Exercise description - Reproduce exactly the lines below, from the first one through the line containing "var timeStep = 0.25;", and omit any pictures.
**** Data ****
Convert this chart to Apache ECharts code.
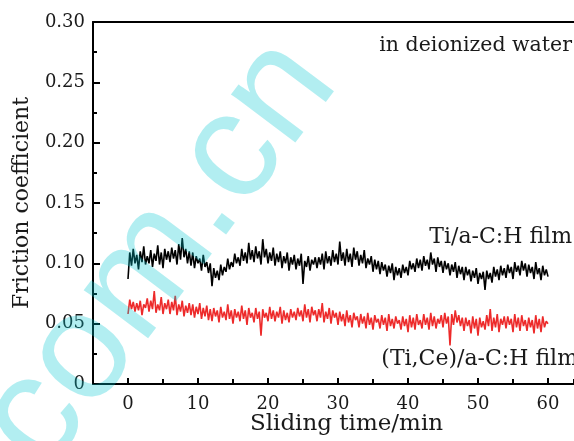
<!DOCTYPE html>
<html>
<head>
<meta charset="utf-8">
<script src="https://cdn.jsdelivr.net/npm/echarts@6/dist/echarts.min.js"></script>
<style>
html,body{margin:0;padding:0;background:#fff;}
#chart{width:574px;height:441px;}
</style>
</head>
<body>
<div id="chart"></div>
<script>
// Sampling: one value every 0.25 min from 0 to 60 min
var timeStart = 0;
var timeStep = 0.25;

// Ti/a-C:H film friction coefficient
var tiACH = [
0.087,0.109,0.098,0.112,0.100,0.107,0.095,0.110,0.101,0.114,0.099,0.106,
0.100,0.111,0.097,0.108,0.102,0.115,0.099,0.109,0.096,0.112,0.103,0.110,
0.101,0.113,0.104,0.111,0.099,0.116,0.103,0.121,0.105,0.112,0.100,0.110,
0.098,0.109,0.096,0.106,0.100,0.104,0.094,0.107,0.097,0.101,0.092,0.100,
0.081,0.096,0.088,0.094,0.086,0.099,0.090,0.097,0.093,0.104,0.095,0.101,
0.097,0.108,0.100,0.105,0.098,0.112,0.102,0.109,0.100,0.117,0.103,0.111,
0.101,0.114,0.104,0.110,0.099,0.120,0.105,0.112,0.100,0.109,0.102,0.113,
0.098,0.108,0.101,0.110,0.096,0.106,0.100,0.109,0.094,0.105,0.099,0.107,
0.095,0.104,0.098,0.108,0.083,0.102,0.097,0.106,0.094,0.103,0.099,0.105,
0.096,0.105,0.099,0.108,0.095,0.110,0.100,0.106,0.098,0.111,0.101,0.108,
0.099,0.118,0.102,0.109,0.098,0.112,0.101,0.108,0.097,0.113,0.103,0.110,
0.098,0.107,0.100,0.111,0.096,0.104,0.099,0.106,0.093,0.103,0.095,0.102,
0.091,0.101,0.094,0.099,0.089,0.098,0.092,0.100,0.086,0.097,0.090,0.096,
0.088,0.099,0.092,0.097,0.090,0.102,0.095,0.100,0.093,0.104,0.096,0.103,
0.094,0.106,0.098,0.103,0.095,0.109,0.099,0.104,0.093,0.105,0.097,0.102,
0.092,0.102,0.095,0.100,0.090,0.099,0.093,0.101,0.088,0.098,0.091,0.097,
0.086,0.097,0.090,0.095,0.085,0.094,0.088,0.096,0.083,0.092,0.087,0.093,
0.078,0.094,0.087,0.092,0.084,0.097,0.089,0.095,0.086,0.098,0.090,0.096,
0.088,0.099,0.092,0.097,0.087,0.101,0.093,0.098,0.090,0.102,0.094,0.100,
0.089,0.099,0.092,0.097,0.087,0.101,0.091,0.096,0.086,0.098,0.090,0.095,
0.089
];

// (Ti,Ce)/a-C:H film friction coefficient
var tiCeACH = [
0.058,0.070,0.062,0.068,0.060,0.067,0.061,0.069,0.057,0.066,0.063,0.071,
0.060,0.069,0.062,0.077,0.059,0.066,0.061,0.072,0.058,0.067,0.062,0.070,
0.058,0.068,0.061,0.073,0.057,0.066,0.060,0.069,0.056,0.065,0.059,0.067,
0.057,0.066,0.055,0.064,0.058,0.067,0.054,0.063,0.056,0.065,0.053,0.062,
0.052,0.063,0.056,0.061,0.051,0.064,0.055,0.060,0.053,0.066,0.054,0.061,
0.050,0.062,0.055,0.060,0.052,0.065,0.054,0.061,0.049,0.063,0.055,0.059,
0.051,0.063,0.054,0.060,0.040,0.062,0.055,0.059,0.052,0.064,0.054,0.061,
0.052,0.060,0.055,0.064,0.050,0.061,0.053,0.059,0.051,0.062,0.055,0.060,
0.053,0.063,0.056,0.061,0.052,0.066,0.055,0.062,0.051,0.064,0.057,0.061,
0.052,0.062,0.055,0.067,0.051,0.060,0.054,0.063,0.050,0.061,0.055,0.059,
0.049,0.060,0.052,0.058,0.048,0.061,0.051,0.057,0.047,0.059,0.053,0.056,
0.047,0.058,0.050,0.056,0.046,0.059,0.049,0.055,0.045,0.057,0.051,0.054,
0.046,0.057,0.049,0.055,0.044,0.058,0.048,0.054,0.046,0.056,0.050,0.053,
0.045,0.056,0.048,0.054,0.043,0.057,0.047,0.055,0.045,0.058,0.049,0.053,
0.046,0.058,0.049,0.055,0.045,0.059,0.048,0.056,0.046,0.054,0.050,0.057,
0.047,0.059,0.050,0.056,0.032,0.058,0.049,0.061,0.051,0.057,0.048,0.055,
0.044,0.055,0.048,0.053,0.042,0.056,0.046,0.054,0.040,0.055,0.047,0.052,
0.045,0.057,0.048,0.062,0.044,0.055,0.047,0.058,0.043,0.054,0.049,0.056,
0.046,0.056,0.049,0.054,0.043,0.058,0.047,0.055,0.044,0.057,0.048,0.053,
0.044,0.055,0.047,0.053,0.042,0.057,0.046,0.054,0.043,0.056,0.047,0.052,
0.050
];

var xTickLabels = ['0', '10', '20', '30', '40', '50', '60'];
var yTickLabels = ['0', '0.05', '0.10', '0.15', '0.20', '0.25', '0.30'];

var labelTi = 'Ti/a-C:H film';
var labelTiCe = '(Ti,Ce)/a-C:H film';
var labelEnv = 'in deionized water';
var xName = 'Sliding time/min';
var yName = 'Friction coefficient';
var watermark = 'com.cn';

function pairs(arr) {
  return arr.map(function (v, i) { return [+(timeStart + i * timeStep).toFixed(2), v]; });
}

var FONT = 'DejaVu Serif';
var TXT = '#1a1a1a';
var chart = echarts.init(document.getElementById('chart'), null, {renderer: 'canvas'});

// plot: 7 px per minute, x = -5 at px 93, plot area runs to the right edge (574)
var PX = 7;
var gridLeft = 93, gridWidth = 481, gridTop = 22, gridBottom = 56;
var xMin = -5, xMax = xMin + gridWidth / PX;

var AXLINE = {color: '#000', width: 2};

chart.setOption({
  animation: false,
  backgroundColor: '#fff',
  grid: [
    {left: gridLeft, top: gridTop, width: gridWidth, bottom: gridBottom, show: false, containLabel: false},
    // helper grid covering 0..60 min, so major ticks start from 0
    {left: gridLeft + 5 * PX, top: gridTop, width: 60 * PX, bottom: gridBottom, show: false, containLabel: false}
  ],
  xAxis: [
    {
      type: 'value', gridIndex: 0, min: xMin, max: xMax, interval: 5,
      position: 'bottom',
      name: xName,
      nameLocation: 'middle',
      nameGap: 29,
      nameTextStyle: {fontFamily: FONT, fontSize: 23, color: TXT, padding: [0, 0, 0, 26]},
      axisLine: {show: true, onZero: false, lineStyle: AXLINE},
      axisTick: {show: true, inside: true, length: 5, lineStyle: AXLINE},
      axisLabel: {show: false},
      splitLine: {show: false}
    },
    {
      type: 'value', gridIndex: 1, min: 0, max: 60, interval: 10,
      position: 'bottom',
      axisLine: {show: false, onZero: false},
      axisTick: {show: true, inside: true, length: 7, lineStyle: AXLINE},
      axisLabel: {show: true, fontFamily: FONT, fontSize: 18, color: TXT, margin: 10,
                  formatter: function (v) {
                    var idx = Math.round(v / 10);
                    return xTickLabels[idx] !== undefined ? xTickLabels[idx] : '';
                  }},
      splitLine: {show: false}
    },
    {
      type: 'value', gridIndex: 0, min: xMin, max: xMax, position: 'top',
      axisLine: {show: true, onZero: false, lineStyle: AXLINE},
      axisTick: {show: false}, axisLabel: {show: false}, splitLine: {show: false}
    }
  ],
  yAxis: [
    {
      type: 'value', gridIndex: 0,
      min: 0, max: 0.30, interval: 0.05,
      name: yName,
      nameLocation: 'middle',
      nameGap: 60,
      nameTextStyle: {fontFamily: FONT, fontSize: 22, color: TXT},
      axisLine: {show: true, onZero: false, lineStyle: AXLINE},
      axisTick: {show: true, inside: true, length: 7, lineStyle: AXLINE},
      minorTick: {show: true, splitNumber: 2, length: 4, lineStyle: AXLINE},
      splitLine: {show: false},
      axisLabel: {
        fontFamily: FONT, fontSize: 18, color: TXT, margin: 8,
        formatter: function (v) {
          var idx = Math.round(v / 0.05);
          return yTickLabels[idx] !== undefined ? yTickLabels[idx] : '';
        }
      }
    },
    {
      type: 'value', gridIndex: 1, min: 0, max: 0.30, show: false
    }
  ],
  series: [
    {type: 'line', name: labelTi, xAxisIndex: 0, yAxisIndex: 0, data: pairs(tiACH), showSymbol: false, symbol: 'none',
     lineStyle: {color: '#000', width: 1.6}, itemStyle: {color: '#000'}, z: 3},
    {type: 'line', name: labelTiCe, xAxisIndex: 0, yAxisIndex: 0, data: pairs(tiCeACH), showSymbol: false, symbol: 'none',
     lineStyle: {color: '#ed2a2a', width: 1.6}, itemStyle: {color: '#ed2a2a'}, z: 3}
  ],
  graphic: [
    {type: 'text', x: 572, y: 46, style: {text: labelEnv, align: 'right', verticalAlign: 'middle', font: '20.5px "DejaVu Serif"', fill: TXT}},
    {type: 'text', x: 572, y: 237, style: {text: labelTi, align: 'right', verticalAlign: 'middle', font: '22px "DejaVu Serif"', fill: TXT}},
    {type: 'text', x: 578, y: 359, style: {text: labelTiCe, align: 'right', verticalAlign: 'middle', font: '22px "DejaVu Serif"', fill: TXT}},
    {type: 'text', x: 159, y: 254, rotation: 53 * Math.PI / 180, z: 100, silent: true,
     style: {text: watermark, x: 0, y: 0, align: 'center', verticalAlign: 'middle',
             font: '152px "Liberation Sans"', fill: 'rgba(0,200,210,0.3)'}}
  ]
});
</script>
</body>
</html>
****
Worked solution -
Convert this chart to Apache ECharts code.
<!DOCTYPE html>
<html>
<head>
<meta charset="utf-8">
<script src="https://cdn.jsdelivr.net/npm/echarts@6/dist/echarts.min.js"></script>
<style>
html,body{margin:0;padding:0;background:#fff;}
#chart{width:574px;height:441px;}
</style>
</head>
<body>
<div id="chart"></div>
<script>
// Sampling: one value every 0.25 min from 0 to 60 min
var timeStart = 0;
var timeStep = 0.25;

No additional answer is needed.